Chemistry Professor Liliya Yatsunyk Receives Henry Dreyfus Teacher-Scholar Award
Associate Professor of Chemistry Liliya Yatsunyk is the recipient of a 2016 Henry Dreyfus Teacher-Scholar Award. The award, given by the Camille and Henry Dreyfus Foundation, recognizes undergraduate faculty in the chemical sciences who have distinguished themselves in both research and education. Award recipients are given an unrestricted $60,000 grant for their research.
Yatsunyk joined the faculty of Swarthmore’s chemistry department in 2007 and currently teaches inorganic chemistry and instructs two introductory chemistry labs. Her research focuses on design and synthesis of telomerase-inhibiting antitumor drugs. She has supervised 28 Swarthmore students in her lab, nine of which are current students from three different class years.

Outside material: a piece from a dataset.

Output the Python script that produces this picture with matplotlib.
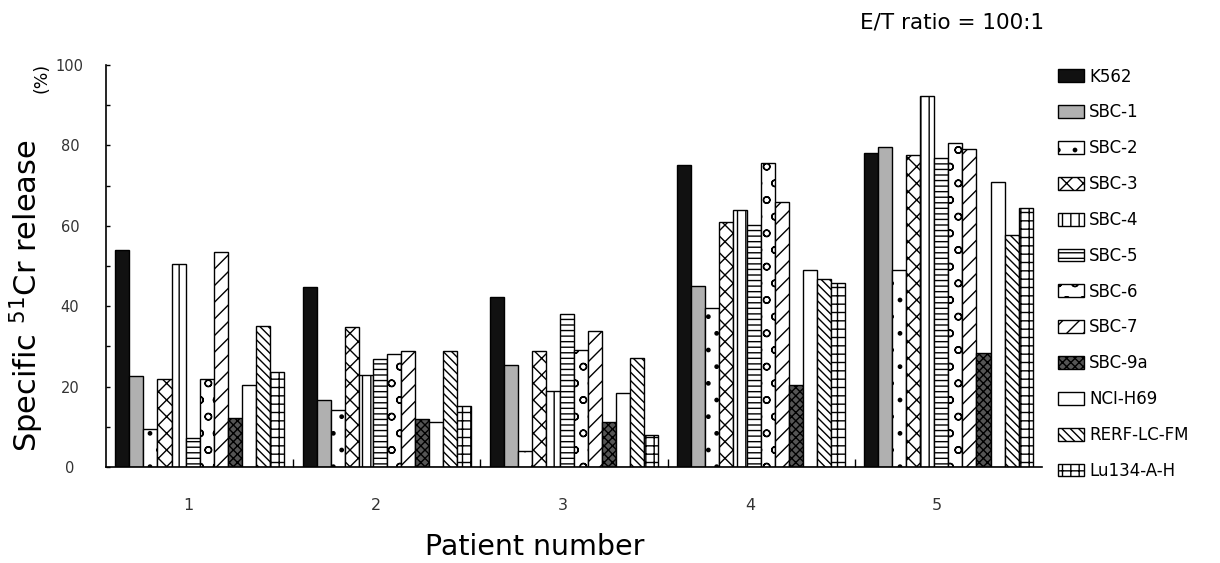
import matplotlib
matplotlib.use("Agg")
import matplotlib.pyplot as plt
import numpy as np
from matplotlib.patches import Patch

plt.rcParams['font.family'] = ['DejaVu Sans']
plt.rcParams['hatch.linewidth'] = 1.0

patients = ["1", "2", "3", "4", "5"]
cell_lines = ["K562", "SBC-1", "SBC-2", "SBC-3", "SBC-4", "SBC-5", "SBC-6",
              "SBC-7", "SBC-9a", "NCI-H69", "RERF-LC-FM", "Lu134-A-H"]

K562     = [54.0, 44.7, 42.3, 75.2, 78.0]
SBC_1    = [22.7, 16.7, 25.4, 45.0, 79.6]
SBC_2    = [9.4, 14.1, 4.0, 39.6, 49.0]
SBC_3    = [21.8, 34.8, 28.8, 61.0, 77.7]
SBC_4    = [50.4, 22.8, 18.9, 63.9, 92.2]
SBC_5    = [7.3, 26.8, 38.1, 60.1, 76.9]
SBC_6    = [21.8, 28.2, 29.1, 75.6, 80.6]
SBC_7    = [53.5, 28.8, 33.8, 65.9, 79.2]
SBC_9a   = [12.3, 12.0, 11.2, 20.5, 28.3]
NCI_H69  = [20.3, 11.2, 18.5, 49.0, 70.9]
RERF     = [35.0, 28.8, 27.2, 46.8, 57.8]
Lu134    = [23.7, 15.2, 7.9, 45.8, 64.4]

series = [K562, SBC_1, SBC_2, SBC_3, SBC_4, SBC_5, SBC_6, SBC_7,
          SBC_9a, NCI_H69, RERF, Lu134]

styles = [
    dict(facecolor='#111111', hatch=None),
    dict(facecolor='#b0b0b0', hatch=None),
    dict(facecolor='white', hatch='.'),
    dict(facecolor='white', hatch='xx'),
    dict(facecolor='white', hatch='||'),
    dict(facecolor='white', hatch='---'),
    dict(facecolor='white', hatch='o'),
    dict(facecolor='white', hatch='//'),
    dict(facecolor='#555555', hatch='xxxx'),
    dict(facecolor='white', hatch=None),
    dict(facecolor='white', hatch='\\\\\\\\'),
    dict(facecolor='white', hatch='++'),
]

W, H = 1220, 563
fig = plt.figure(figsize=(W / 100, H / 100), dpi=100)
ax = fig.add_axes([106 / W, 1 - 467 / H, (1042 - 106) / W, (467 - 65) / H])

n = len(series)
group_pad = 0.05
bw = (1 - 2 * group_pad) / n
x0 = np.arange(len(patients))
for j, (vals, st) in enumerate(zip(series, styles)):
    xs = x0 + group_pad + (j + 0.5) * bw
    ax.bar(xs, vals, width=bw, facecolor=st['facecolor'], edgecolor='black',
           hatch=st['hatch'], linewidth=1.0, zorder=2)

ax.set_xlim(0, len(patients))
ax.set_ylim(0, 100)
for s in ['top', 'right']:
    ax.spines[s].set_visible(False)
ax.spines['left'].set_linewidth(1.2)
ax.spines['bottom'].set_linewidth(1.2)

ax.set_yticks(np.arange(0, 101, 20))
ax.set_yticks(np.arange(0, 101, 10), minor=True)
ax.tick_params(axis='y', which='both', direction='in', length=3, width=1)
ax.tick_params(axis='y', which='major', pad=26, labelsize=10.5, labelcolor='#333333')
for lab in ax.get_yticklabels():
    lab.set_horizontalalignment('center')

ax.set_xticks(x0 + 0.44)
ax.set_xticklabels(patients)
ax.set_xticks(x0[1:], minor=True)
ax.tick_params(axis='x', which='major', length=0, pad=22, labelsize=11.5,
               labelcolor='#333333')
ax.tick_params(axis='x', which='minor', direction='in', length=6, width=1)

fig.text(535 / W, 1 - 547 / H, "Patient number", fontsize=20.5,
         ha='center', va='center')
fig.text(27 / W, 1 - 296 / H, r"Specific $^{51}$Cr release", fontsize=22,
         rotation=90, ha='center', va='center')
fig.text(41 / W, 1 - 78 / H, "(%)", fontsize=12.5, rotation=90,
         ha='center', va='center')
fig.text(952 / W, 1 - 22 / H, "E/T ratio = 100:1", fontsize=15.5,
         ha='center', va='center')

handles = [Patch(facecolor=st['facecolor'], edgecolor='black',
                 hatch=st['hatch'], linewidth=1.0) for st in styles]
fig.legend(handles, cell_lines, loc='upper left',
           bbox_to_anchor=(1046 / W, 1 - 56 / H), frameon=False,
           fontsize=12, handlelength=1.6, handleheight=0.8,
           labelspacing=1.07, handletextpad=0.3, borderpad=0.2)

fig.savefig("out.png", dpi=100)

This summer, Yatsunyk and four of her students traveled to Louisville, Ky., to visit and present their research results at the James Graham Brown Cancer Center.
“The right balance of teaching and research is what brought me to Swarthmore and is essential to my career goals,” says Yatsunyk. “I am happy and proud of being a recipient of this award, which will allow my laboratory to continue and expand our research program and will allow my students to enrich their Swarthmore education.”
Yatsunyk received her Ph.D. in chemistry from the University of Arizona and completed her postdoctoral fellowship at Northwestern University. She is a member of Sigma Xi, the American Chemical Society, and the Society of Porphyrins and Phthalocyanines, and is a reviewer for many scientific journals. She has been a contributor to 38 scientific articles.
Five other Swarthmore faculty members have received the Henry Dreyfus Teacher-Scholar award, most recently chemistry and biochemistry professors Stephen Miller (2011), Kathleen Howard (2005), and Paul Rablen (2003).
Mark Cardillo, executive director of the Camille and Henry Dreyfus Foundation, says that “research support at undergraduate institutions is very important,” citing the fact that a large proportion of doctorate holders in chemistry received their bachelor’s degree from an undergraduate institution. He also states that “research is a fundamental part of chemistry education.”
The foundation, established in 1946, is devoted to "[advancing] the science of chemistry, chemical engineering and related sciences as a means of improving human relations and circumstances throughout the world." It funds a variety of awards dedicated to supporting chemistry education, particularly in undergraduate institutions such as Swarthmore.